Many working class families, Aguirre said, have already been forced to sell their second car and are thinking about trading in their other one for a motorcycle. They no longer have disposable income to eat in restaurants, and their dreams of offering their children a better life are fading, he said.

The poor, as always, are hit even harder. “This tragedy is repeating itself throughout Central America, but it’s particularly serious in Nicaragua because we started from less and we depend more on petroleum than any of the other Central American countries,” Aguirre said. “It’s either the perfect storm or the perfect nightmare.”

While the Liberal lawmaker said that Nicaragua’s economic crisis is foreign born, he lamented that the government has not done more to respond to it in a coordinated and productive manner.

“I think that the government has failed to arrive at a national consensus about this problem,” he said.

Instead of fomenting internal divisions and spooking investors, President Daniel Ortega ought to do more to nurture the country’s few and fragile moneymakers, namely tourism, trade and agriculture, Aguirre says.

“The only way to give Nicaragua a chance to survive is by protecting and nurturing the productive sectors, tourism, agriculture, industry, commerce,” he said, adding, “I wish our president would work more on resolving problems constructively rather than creating division. (He needs to) sort out our problems in a time of very great danger.”

Ortega, however, has thus far not shown much capacity for consensus – not even within his own administration.

As Central Bank President Antenor Rosales last week pleaded for additional financial assistance from an already leery European community, Ortega ranted about the “colonialist mentality” of countries that offer “conditional aid,” opposed to the unconditional and unaccountable aid from Venezuela (see separate story, page N6).

In the long run, Aguirre said, the country will need to be pulled out of its economic slump by the United States, as was the case in the 1950s.

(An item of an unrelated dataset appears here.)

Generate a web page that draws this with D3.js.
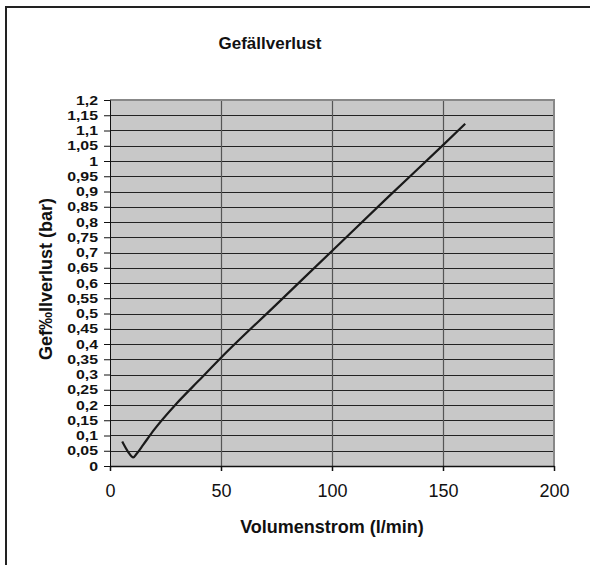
<!DOCTYPE html>
<html><head><meta charset="utf-8">
<script src="https://cdn.jsdelivr.net/npm/d3@7"></script>
<style>body{margin:0;background:#fff}svg{display:block}</style>
</head><body>
<script>
const title = "Gefällverlust";
const xTitle = "Volumenstrom (l/min)";
const yTitle = "Gef‰llverlust (bar)";
const xFlow = [5.5, 8, 10.5, 12, 15, 20, 30, 40, 50, 75, 100, 125, 150, 160];
const yLoss = [0.08, 0.048, 0.028, 0.04, 0.07, 0.12, 0.205, 0.28, 0.355, 0.53, 0.705, 0.88, 1.052, 1.122];
const xTicks = [0, 50, 100, 150, 200];
const yTicks = d3.range(0, 25).map(i => +(i * 0.05).toFixed(2));

const W = 590, H = 565;
const svg = d3.select("body").append("svg").attr("width", W).attr("height", H);
const L = 110, R = 554, T = 100, B = 466;
const x = d3.scaleLinear().domain([0, 200]).range([L, R]);
const y = d3.scaleLinear().domain([0, 1.2]).range([B, T]);

// outer frame
svg.append("path").attr("d", `M6,${H} L6,7 L${W},7`).attr("fill", "none").attr("stroke", "#222").attr("stroke-width", 2);

// plot background
svg.append("rect").attr("x", L).attr("y", T).attr("width", R - L).attr("height", B - T).attr("fill", "#c8c8c8");

// horizontal gridlines
svg.append("g").selectAll("line").data(yTicks.filter(v => v > 0 && v < 1.2)).join("line")
  .attr("x1", L).attr("x2", R).attr("y1", d => Math.round(y(d)) + 0.5).attr("y2", d => Math.round(y(d)) + 0.5)
  .attr("stroke", "#222").attr("stroke-width", 1);
// vertical gridlines
svg.append("g").selectAll("line").data(xTicks.filter(v => v > 0 && v < 200)).join("line")
  .attr("x1", d => Math.round(x(d)) + 0.5).attr("x2", d => Math.round(x(d)) + 0.5).attr("y1", T).attr("y2", B)
  .attr("stroke", "#555").attr("stroke-width", 1.2);

// plot border top/right
svg.append("path").attr("d", `M${L},${T} L${R},${T} L${R},${B}`).attr("fill", "none").attr("stroke", "#888").attr("stroke-width", 2);

// axes
const fmt = d => String(d).replace(".", ",");
const yAxis = svg.append("g").attr("transform", `translate(${L},0)`)
  .call(d3.axisLeft(y).tickValues(yTicks).tickFormat(fmt).tickSize(6).tickPadding(6));
yAxis.selectAll("text").attr("font-family", "Liberation Sans, Arial, sans-serif").attr("font-size", 13).attr("font-weight", "bold").attr("fill", "#111")
  .each(function() {
    const w = this.getComputedTextLength();
    d3.select(this).attr("textLength", w * 1.22).attr("lengthAdjust", "spacingAndGlyphs");
  });
yAxis.selectAll("line,path").attr("stroke", "#111");

const xAxis = svg.append("g").attr("transform", `translate(0,${B})`)
  .call(d3.axisBottom(x).tickValues(xTicks).tickFormat(d => d).tickSize(5).tickSizeOuter(0).tickPadding(13));
xAxis.selectAll("text").attr("font-family", "Liberation Sans, Arial, sans-serif").attr("font-size", 18).attr("fill", "#111");
xAxis.selectAll("line,path").attr("stroke", "#111").attr("stroke-width", 1.5);

// data line
svg.append("path").datum(xFlow.map((v, i) => [v, yLoss[i]]))
  .attr("d", d3.line().x(d => x(d[0])).y(d => y(d[1])).curve(d3.curveMonotoneX))
  .attr("fill", "none").attr("stroke", "#1a1a1a").attr("stroke-width", 2.2);

// titles
svg.append("text").attr("x", 270).attr("y", 49).attr("text-anchor", "middle")
  .attr("font-family", "Liberation Sans, Arial, sans-serif").attr("font-size", 17).attr("font-weight", "bold").attr("fill", "#111").text(title);
svg.append("text").attr("x", 332).attr("y", 533).attr("text-anchor", "middle")
  .attr("font-family", "Liberation Sans, Arial, sans-serif").attr("font-size", 18).attr("font-weight", "bold").attr("fill", "#111").text(xTitle);
svg.append("text").attr("transform", "translate(52,279) rotate(-90)").attr("text-anchor", "middle")
  .attr("font-family", "Liberation Sans, Arial, sans-serif").attr("font-size", 18).attr("font-weight", "bold").attr("fill", "#111").text(yTitle);
</script>
</body></html>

But in the short term, a U.S. economic recession may – ironically – help ease Nicaragua’s oil crisis, he said.

“Nicaragua can be saved by two things: lower oil prices brought about by a downturn in the economy of the major oil consumers, and secondly, by better governance internally,” Aguirre said. “We need both of those things to happen, but right now the impact of oil prices is so great on our society that anything that will bring those prices down is an enormous plus for us.”